▸ **WHAT IS NEEDED**: "this" appears in how many lines of the entries? State only the number.

--- begin ---

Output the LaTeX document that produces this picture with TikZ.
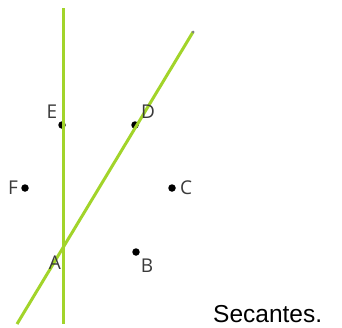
\documentclass[tikz,border=0pt]{standalone}
\usepackage{fontspec}
\setmainfont{Liberation Sans}
\newfontfamily\ptfont{Open Sans}
\definecolor{lineagreen}{HTML}{A2D42A}
\definecolor{ptgray}{HTML}{3A3A3A}
\tikzset{
  recta/.style={lineagreen, line width=3pt},
  punto/.style={circle, fill=black, inner sep=0pt, minimum size=7.5pt},
  etiqueta/.style={text=ptgray, font=\ptfont\fontsize{19}{19}\selectfont, inner sep=0pt}
}
\begin{document}
\begin{tikzpicture}[x=1pt, y=-1pt]
                \useasboundingbox (0,0) rectangle (342,327);

                % Extremos de las rectas
                \coordinate (v1) at (63,8);
                \coordinate (v2) at (63,324);
                \coordinate (d1) at (17,324);
                \coordinate (d2) at (193,32);

                % Puntos
                \node[punto] (E) at (62,125) {};
                \node[punto] (D) at (135,125) {};
                \node[punto] (F) at (25,188) {};
                \node[punto] (C) at (172,188) {};
                \node[punto] (B) at (136,252) {};

                % Rectas secantes
                \draw[recta] (v1) -- (v2);
                \draw[recta] (d1) -- (d2);
                \node[circle, fill=gray, inner sep=0pt, minimum size=3pt] (d2tip) at (d2) {};

                % Etiquetas
                \node[etiqueta] (lE) at (52,112) {E};
                \node[etiqueta] (lD) at (148,112) {D};
                \node[etiqueta] (lF) at (13,188) {F};
                \node[etiqueta] (lC) at (186,188) {C};
                \node[etiqueta] (lA) at (55,263) {A};
                \node[etiqueta] (lB) at (147,266) {B};

                \node[font=\fontsize{24.5}{24.5}\selectfont, inner sep=0pt, anchor=base west] (titulo) at (213,322) {Secantes.};
            \end{tikzpicture}
\end{document}
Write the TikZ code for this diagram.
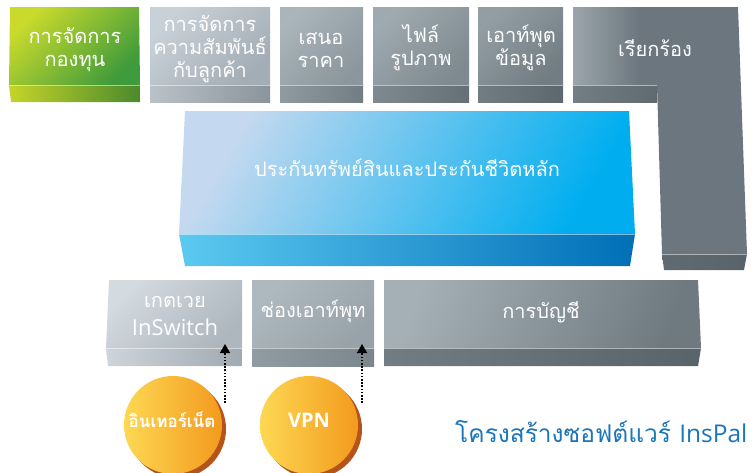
\documentclass[tikz,border=0pt]{standalone}
\usepackage{fontspec}
\newfontfamily\thai[Script=Thai]{Loma}
\newfontfamily\latin{Open Sans}
\usetikzlibrary{arrows.meta}
\definecolor{gA}{HTML}{C9DA2C}
\definecolor{gB}{HTML}{3F9B3B}
\definecolor{gsA}{HTML}{C5D42A}
\definecolor{gsB}{HTML}{4A8A2C}
\definecolor{bA}{HTML}{C4D9EF}
\definecolor{bB}{HTML}{00AEEF}
\definecolor{bsA}{HTML}{5CC9F1}
\definecolor{bsB}{HTML}{006FB7}
\definecolor{oA}{HTML}{FDD852}
\definecolor{oB}{HTML}{F39A1E}
\definecolor{oS}{HTML}{B4531C}
\definecolor{ttl}{HTML}{1B75BB}
\definecolor{k2a}{HTML}{C9D1D8}\definecolor{k2b}{HTML}{A3ADB5}\definecolor{k2c}{HTML}{BAC2C8}\definecolor{k2d}{HTML}{8A949B}
\definecolor{k3a}{HTML}{AAB4BB}\definecolor{k3b}{HTML}{8B969D}\definecolor{k3c}{HTML}{8F9AA1}\definecolor{k3d}{HTML}{717C83}
\definecolor{k4a}{HTML}{9EA9B0}\definecolor{k4b}{HTML}{7E8990}\definecolor{k4c}{HTML}{7E8990}\definecolor{k4d}{HTML}{646F76}
\definecolor{k5a}{HTML}{929DA4}\definecolor{k5b}{HTML}{717C83}\definecolor{k5c}{HTML}{717C83}\definecolor{k5d}{HTML}{5C676E}
\definecolor{k6a}{HTML}{9BA5AB}\definecolor{k6b}{HTML}{6B767E}\definecolor{k6c}{HTML}{737D84}\definecolor{k6d}{HTML}{5F6A71}\definecolor{k6e}{HTML}{58636A}
\definecolor{q1a}{HTML}{D3DAE0}\definecolor{q1b}{HTML}{AEB7BE}\definecolor{q1c}{HTML}{CDD4DA}\definecolor{q1d}{HTML}{A1AAB1}
\definecolor{q2a}{HTML}{AEB8BF}\definecolor{q2b}{HTML}{97A2A9}\definecolor{q2c}{HTML}{909BA2}\definecolor{q2d}{HTML}{7A858C}
\definecolor{q3a}{HTML}{A5AFB6}\definecolor{q3b}{HTML}{6E7980}\definecolor{q3c}{HTML}{717C83}\definecolor{q3d}{HTML}{58636A}
\tikzset{
  x=1pt,y=-1pt,
  lbl/.style={text=white,font=\thai\fontsize{20}{23}\selectfont,align=center,inner sep=0pt},
  edge/.style={draw=white,draw opacity=0.5,line width=0.6pt},
  dotarrow/.style={line width=1.6pt,dash pattern=on 1.6pt off 1.6pt,-{Triangle[width=10pt,length=9pt]}},
}
\begin{document}
\begin{tikzpicture}
\useasboundingbox (0,0) rectangle (754,472);
% ---- top row ----
\shade[top color=gA,bottom color=gB,shading angle=45] (10,7) -- (139,7) -- (140,85) -- (9,85) -- cycle;
\shade[left color=gsA,right color=gsB] (9,85) -- (140,85) -- (140,102) -- (11,102) -- cycle;
\draw[edge] (9,85) -- (140,85);
\shade[top color=k2a, bottom color=k2b, shading angle=45] (150,7) rectangle (270,85);
\shade[left color=k2c, right color=k2d] (150,85) rectangle (270,102);
\draw[edge] (150,85) -- (270,85);
\shade[top color=k3a, bottom color=k3b, shading angle=45] (280,7) rectangle (363,85);
\shade[left color=k3c, right color=k3d] (280,85) rectangle (363,102);
\draw[edge] (280,85) -- (363,85);
\shade[top color=k4a, bottom color=k4b, shading angle=45] (373,7) rectangle (469,85);
\shade[left color=k4c, right color=k4d] (373,85) rectangle (469,102);
\draw[edge] (373,85) -- (469,85);
\shade[top color=k5a, bottom color=k5b, shading angle=45] (478,7) rectangle (563,85);
\shade[left color=k5c, right color=k5d] (478,85) rectangle (563,102);
\draw[edge] (478,85) -- (563,85);
% box 6 L-shape
\shade[left color=k6a, right color=k6b] (573,7) rectangle (640,85);
\fill[k6b] (640,7) -- (738,7) -- (747,254) -- (662,254) -- (657,85) -- (640,85) -- cycle;
\shade[left color=k6c, right color=k6d] (573,85) rectangle (657,102);
\shade[left color=k6d, right color=k6e] (662,254) -- (747,254) -- (744,270) -- (664,270) -- cycle;
\draw[edge] (573,85) -- (657,85);
\draw[edge] (662,254) -- (747,254);
% ---- middle blue ----
\shade[top color=bA,bottom color=bB,shading angle=60] (185,111) -- (629,111) -- (635,234) -- (179,234) -- cycle;
\shade[left color=bsA,right color=bsB] (179,234) -- (635,234) -- (630,266) -- (185,266) -- cycle;
\draw[edge] (179,234) -- (635,234);
% ---- bottom row ----
\shade[top color=q1a, bottom color=q1b, shading angle=45] (109,280) -- (242,280) -- (242,348) -- (106,348) -- cycle;
\shade[left color=q1c, right color=q1d] (106,348) -- (242,348) -- (242,366) -- (108,366) -- cycle;
\draw[edge] (106,348) -- (242,348);
\shade[top color=q2a, bottom color=q2b, shading angle=45] (252,280) rectangle (374,348);
\shade[left color=q2c, right color=q2d] (252,348) rectangle (374,366);
\draw[edge] (252,348) -- (374,348);
\shade[top color=q3a, bottom color=q3b, shading angle=70] (384,280) -- (698,280) -- (701,348) -- (384,348) -- cycle;
\shade[left color=q3c, right color=q3d] (384,348) -- (701,348) -- (698,366) -- (384,366) -- cycle;
\draw[edge] (384,348) -- (701,348);
% ---- labels ----
\node[lbl] (t1) at (75,50) {การจัดการ\\กองทุน};
\node[lbl] (t2) at (210,49) {การจัดการ\\ความสัมพันธ์\\กับลูกค้า};
\node[lbl] (t3) at (321,50) {เสนอ\\ราคา};
\node[lbl] (t4) at (421,48) {ไฟล์\\รูปภาพ};
\node[lbl] (t5) at (521,48) {เอาท์พุต\\ข้อมูล};
\node[lbl] (t6) at (655,48) {เรียกร้อง};
\node[lbl] (tm) at (407,168) {ประกันทรัพย์สินและประกันชีวิตหลัก};
\node[lbl] (tb1a) at (175,302) {เกตเวย};
\node[lbl,font=\latin\fontsize{22}{23}\selectfont] (tb1b) at (175,327) {InSwitch};
\node[lbl] (tb2) at (313,311) {ช่องเอาท์พุท};
\node[lbl] (tb3) at (541,312) {การบัญชี};
% ---- circles ----
\fill[oS] (177,429) circle (49);
\shade[left color=oA,right color=oB] (173,425) circle (49);
\node[text=white,font=\thai\bfseries\fontsize{17}{20}\selectfont,inner sep=0pt] (c1) at (172,420) {อินเทอร์เน็ต};
\fill[oS] (313,429) circle (49);
\shade[left color=oA,right color=oB] (309,425) circle (49);
\node[text=white,font=\latin\bfseries\fontsize{20}{22}\selectfont,inner sep=0pt] (c2) at (309,420) {VPN};
% ---- arrows ----
\coordinate (a1s) at (225,403);
\coordinate (a1e) at (225,344);
\coordinate (a2s) at (362,403);
\coordinate (a2e) at (362,344);
\draw[dotarrow] (a1s) -- (a1e);
\draw[dotarrow] (a2s) -- (a2e);
% ---- title ----
\node[anchor=base west,text=ttl,inner sep=0pt,font=\fontsize{24.5}{28}\selectfont] (title) at (455,442) {\thai โครงสร้างซอฟต์แวร์ {\latin InsPal}};
\end{tikzpicture}
\end{document}
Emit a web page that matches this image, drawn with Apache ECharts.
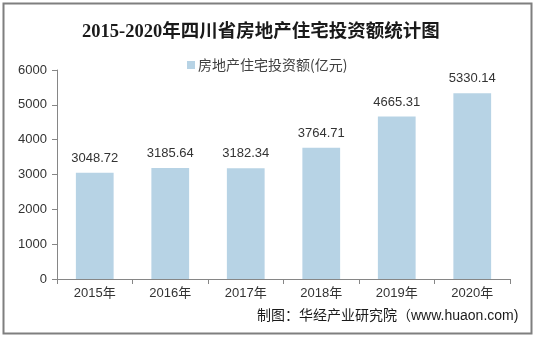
<!DOCTYPE html>
<html>
<head>
<meta charset="utf-8">
<script src="https://cdn.jsdelivr.net/npm/echarts@6/dist/echarts.min.js"></script>
<style>
html,body{margin:0;padding:0;background:#fff;}
#chart{width:536px;height:338px;}
</style>
</head>
<body>
<div id="chart"></div>
<script>
// 四川省房地产住宅投资额（亿元）
const years = ['2015年', '2016年', '2017年', '2018年', '2019年', '2020年'];
const investment = [3048.72, 3185.64, 3182.34, 3764.71, 4665.31, 5330.14];
const yTicks = { min: 0, max: 6000, interval: 1000 };
const seriesName = '房地产住宅投资额(亿元)';
const titleText = '2015-2020年四川省房地产住宅投资额统计图';
const sourceText = '制图：华经产业研究院（www.huaon.com)';

const chart = echarts.init(document.getElementById('chart'), null, { renderer: 'canvas' });

chart.setOption({
  backgroundColor: '#ffffff',
  animation: false,
  title: {
    text: titleText,
    left: 77,
    top: 18,
    textStyle: {
      fontFamily: '"Liberation Serif", "Noto Sans CJK SC", serif',
      fontSize: 18.5,
      fontWeight: 'bold',
      color: '#1a1a1a'
    }
  },
  legend: {
    data: [seriesName],
    left: 182,
    top: 53,
    itemWidth: 8,
    itemHeight: 8,
    itemGap: 4,
    icon: 'rect',
    textStyle: {
      fontFamily: '"Noto Sans CJK SC", sans-serif',
      fontSize: 14,
      color: '#404040',
      padding: [0, 0, 0, -2]
    }
  },
  grid: { left: 57, right: 26, top: 70, bottom: 59 },
  xAxis: {
    type: 'category',
    data: years,
    axisLine: { lineStyle: { color: '#868686', width: 1 } },
    axisTick: { show: true, alignWithLabel: false, length: 5, lineStyle: { color: '#868686' } },
    axisLabel: {
      color: '#333333',
      fontFamily: '"Liberation Sans", "Noto Sans CJK SC", sans-serif',
      fontSize: 13,
      margin: 8
    }
  },
  yAxis: {
    type: 'value',
    min: yTicks.min,
    max: yTicks.max,
    interval: yTicks.interval,
    splitLine: { show: false },
    axisLine: { show: true, lineStyle: { color: '#868686', width: 1 } },
    axisTick: { show: true, length: 5, lineStyle: { color: '#868686' } },
    axisLabel: {
      color: '#333333',
      fontFamily: '"Liberation Sans", sans-serif',
      fontSize: 13,
      margin: 10,
      formatter: v => String(v)
    }
  },
  series: [{
    name: seriesName,
    type: 'bar',
    data: investment,
    barWidth: '50%',
    itemStyle: { color: '#b7d3e5' },
    label: {
      show: true,
      position: 'top',
      distance: 8,
      color: '#333333',
      fontFamily: '"Liberation Sans", sans-serif',
      fontSize: 13,
      formatter: p => p.value.toFixed(2)
    }
  }],
  graphic: [
    {
      type: 'rect',
      silent: true,
      shape: { x: 3.5, y: 3.5, width: 528, height: 330 },
      style: { fill: 'none', stroke: '#7f7f7f', lineWidth: 2 }
    },
    {
      type: 'text',
      left: 257,
      top: 309,
      style: {
        text: sourceText,
        fontFamily: '"Liberation Sans", "Noto Sans CJK SC", sans-serif',
        fontSize: 14,
        fill: '#1a1a1a'
      }
    }
  ]
});
</script>
</body>
</html>
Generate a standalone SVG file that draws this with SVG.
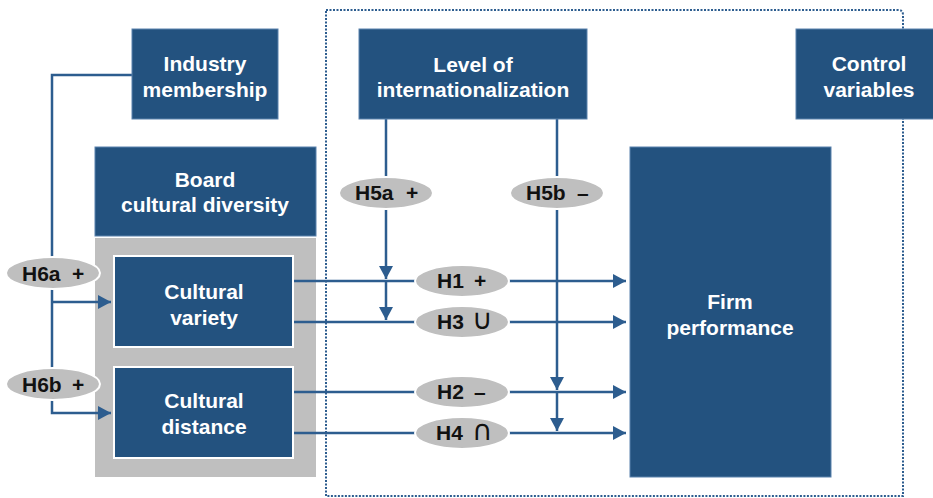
<svg xmlns="http://www.w3.org/2000/svg" width="933" height="498" viewBox="0 0 933 498">
<defs>
<style>
.box{fill:#23527f;stroke:#5b82ad;stroke-width:1}
.inner{fill:#23527f;stroke:#ffffff;stroke-width:2}
.bt{font-family:"Liberation Sans",Arial,sans-serif;font-weight:bold;font-size:21px;fill:#ffffff;text-anchor:middle}
.ell{fill:#bfbfbf;stroke:#ffffff;stroke-width:2}
.lt{font-family:"Liberation Sans",Arial,sans-serif;font-weight:bold;font-size:21px;fill:#111111}
.sym{font-family:"DejaVu Sans",sans-serif;font-weight:normal;font-size:28px}
.ln{fill:none;stroke:#2d5d8f;stroke-width:2.5}
</style>
<marker id="ah" markerUnits="userSpaceOnUse" markerWidth="14" markerHeight="14" refX="13" refY="7" orient="auto">
<path d="M0,0 L13,7 L0,14 z" fill="#2d5d8f"/>
</marker>
</defs>
<rect width="933" height="498" fill="#ffffff"/>
<path id="frame" d="M326,10 H898 Q903,10 903,15 V496 H326 Z" fill="none" stroke="#2d5d8f" stroke-width="2" stroke-dasharray="2 1.5"/>
<rect id="panel" x="95" y="238" width="221" height="239" fill="#bfbfbf"/>
<g id="connectors">
<path class="ln" d="M132,75 H52 V413 H111" marker-end="url(#ah)"/>
<path class="ln" d="M52,302 H111" marker-end="url(#ah)"/>
<path class="ln" d="M293,281 H626" marker-end="url(#ah)"/>
<path class="ln" d="M293,322 H626" marker-end="url(#ah)"/>
<path class="ln" d="M293,392 H626" marker-end="url(#ah)"/>
<path class="ln" d="M293,433 H626" marker-end="url(#ah)"/>
<path class="ln" d="M386,119 V279" marker-end="url(#ah)"/>
<path class="ln" d="M386,281 V320" marker-end="url(#ah)"/>
<path class="ln" d="M557,119 V390" marker-end="url(#ah)"/>
<path class="ln" d="M557,392 V431" marker-end="url(#ah)"/>
</g>
<g id="industry"><rect class="box" x="132" y="29" width="146" height="90"/><text class="bt" x="205" y="71">Industry</text><text class="bt" x="205" y="97">membership</text></g>
<g id="board"><rect class="box" x="95" y="147" width="221" height="89"/><text class="bt" x="205" y="187">Board</text><text class="bt" x="205" y="212">cultural diversity</text></g>
<g id="variety"><rect class="inner" x="114" y="256" width="179" height="91"/><text class="bt" x="204" y="299">Cultural</text><text class="bt" x="204" y="325">variety</text></g>
<g id="distance"><rect class="inner" x="114" y="367" width="179" height="91"/><text class="bt" x="204" y="408">Cultural</text><text class="bt" x="204" y="434">distance</text></g>
<g id="internationalization"><rect class="box" x="359" y="29" width="228" height="90"/><text class="bt" x="473" y="72">Level of</text><text class="bt" x="473" y="97">internationalization</text></g>
<g id="control"><rect class="box" x="796" y="29" width="150" height="90"/><text class="bt" x="869" y="71">Control</text><text class="bt" x="869" y="97">variables</text></g>
<g id="performance"><rect class="box" x="630" y="147" width="201" height="330"/><text class="bt" x="730" y="309">Firm</text><text class="bt" x="730" y="335">performance</text></g>
<g id="h6a"><ellipse class="ell" cx="53" cy="273" rx="47" ry="16"/><text class="lt" y="281"><tspan x="22">H6a</tspan><tspan x="72">+</tspan></text></g>
<g id="h6b"><ellipse class="ell" cx="53" cy="384" rx="47" ry="16"/><text class="lt" y="392"><tspan x="22">H6b</tspan><tspan x="72">+</tspan></text></g>
<g id="h5a"><ellipse class="ell" cx="386" cy="193" rx="47" ry="16"/><text class="lt" y="200"><tspan x="355">H5a</tspan><tspan x="406">+</tspan></text></g>
<g id="h5b"><ellipse class="ell" cx="557" cy="193" rx="47" ry="16"/><text class="lt" y="200"><tspan x="526">H5b</tspan><tspan x="577">–</tspan></text></g>
<g id="h1"><ellipse class="ell" cx="462" cy="281" rx="47" ry="16"/><text class="lt" y="288"><tspan x="437">H1</tspan><tspan x="474">+</tspan></text></g>
<g id="h3"><ellipse class="ell" cx="462" cy="322" rx="47" ry="16"/><text class="lt" y="329"><tspan x="437">H3</tspan><tspan class="sym" x="472">∪</tspan></text></g>
<g id="h2"><ellipse class="ell" cx="462" cy="392" rx="47" ry="16"/><text class="lt" y="399"><tspan x="437">H2</tspan><tspan x="474">–</tspan></text></g>
<g id="h4"><ellipse class="ell" cx="462" cy="433" rx="47" ry="16"/><text class="lt" y="440"><tspan x="436">H4</tspan><tspan class="sym" x="472">∩</tspan></text></g>
</svg>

--- end ---

▸ **TASK ANSWER**: 4